WTO won a reversal and a new trial on the punitive damages phase of a product liability case originally tried by another firm in 1998.  The first jury's compensatory damages award and finding of oppression or malice had been affirmed on an appeal in which WTO filed an amicus curiae brief attacking the punitive damages portion of the judgment.  WTO was asked by the client to step in when the case was remanded for retrial solely on the amount of punitive damages. WTO persuaded the second jury to award only one-third of the amount awarded in the initial trial.  WTO then represented the company on the second appeal.  In 2007, the U.S. Court of Appeals for the Ninth Circuit found numerous errors in the trial court's rulings and jury instructions, reversed, and sent the case back for yet another trial on the amount of punitive damages.

This case arose from the death of a three-year-old boy who was playing without supervision in and near his father's 1993 F-350 Ford pickup truck.

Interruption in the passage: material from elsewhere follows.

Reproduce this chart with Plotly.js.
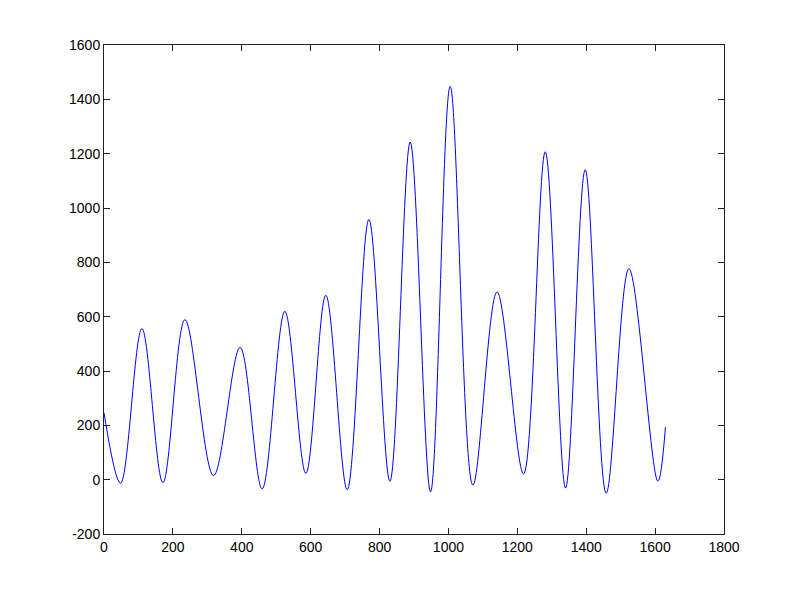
<!DOCTYPE html>
<html>
<head>
<meta charset="utf-8">
<script src="https://cdn.plot.ly/plotly-3.0.1.min.js"></script>
<style>html,body{margin:0;padding:0;background:#fff;}#chart{width:800px;height:600px;}</style>
</head>
<body>
<div id="chart"></div>
<script>
// Curve points (start, alternating troughs/peaks, end)
var xValues = [0, 48, 110, 171, 235, 318, 395, 459, 525, 586, 644, 706, 769, 830, 889, 948, 1005, 1071, 1141, 1218, 1281, 1340, 1397, 1458, 1524, 1608, 1630];
var yValues = [246, -13, 556, -11, 589, 15, 487, -34, 620, 23, 679, -37, 958, -6, 1243, -45, 1448, -20, 691, 21, 1207, -31, 1141, -50, 777, -6, 193];

var xTickVals = [0, 200, 400, 600, 800, 1000, 1200, 1400, 1600, 1800];
var xTickText = ['0', '200', '400', '600', '800', '1000', '1200', '1400', '1600', '1800'];
var yTickVals = [-200, 0, 200, 400, 600, 800, 1000, 1200, 1400, 1600];
var yTickText = ['-200', '0', '200', '400', '600', '800', '1000', '1200', '1400', '1600'];

var trace = {
  x: xValues,
  y: yValues,
  type: 'scatter',
  mode: 'lines',
  line: {color: '#0000ff', width: 1, shape: 'spline', smoothing: 1},
  hoverinfo: 'none'
};

var axisCommon = {
  showgrid: false,
  zeroline: false,
  showline: true,
  linecolor: '#222',
  linewidth: 1,
  mirror: 'ticks',
  ticks: 'inside',
  ticklen: 6,
  tickwidth: 1,
  tickcolor: '#222',
  tickfont: {family: 'Liberation Sans, Arial, sans-serif', size: 14, color: '#000'},
  tickmode: 'array'
};

var layout = {
  width: 800,
  height: 600,
  paper_bgcolor: '#fff',
  plot_bgcolor: '#fff',
  showlegend: false,
  margin: {l: 104, r: 76, t: 45, b: 66},
  xaxis: Object.assign({}, axisCommon, {range: [0, 1800], tickvals: xTickVals, ticktext: xTickText}),
  yaxis: Object.assign({}, axisCommon, {range: [-200, 1600], tickvals: yTickVals, ticktext: yTickText})
};

Plotly.newPlot('chart', [trace], layout, {staticPlot: true, displayModeBar: false});
</script>
</body>
</html>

While he was playing in the vehicle, it began to roll down the driveway of his parents' home, and he fell from the vehicle and was run over and killed by it. The boy's estate and parents sued Ford in federal district court in Nevada, principally alleging that the parking brake for the vehicle spontaneously disengaged, resulting in the fatal rollaway accident. In the first trial of the case, in 1998, another firm represented Ford. The first jury found Ford liable for negligence, failure to warn of the dangerous condition caused by the brake, and intentional misrepresentation of the safety of the vehicle, and awarded compensatory damages. The first jury also found that Ford had acted with oppression and malice and assessed punitive damages. Ford appealed, and the Ninth Circuit upheld the underlying liability findings, but reversed the punitive damages award and remanded the case for retrial solely on punitive damages.

Obtained reversal from the Ninth Circuit Court of Appeals and a new trial on the punitive damages phase in a product liability case against Ford Motor Company that involved the death of a child.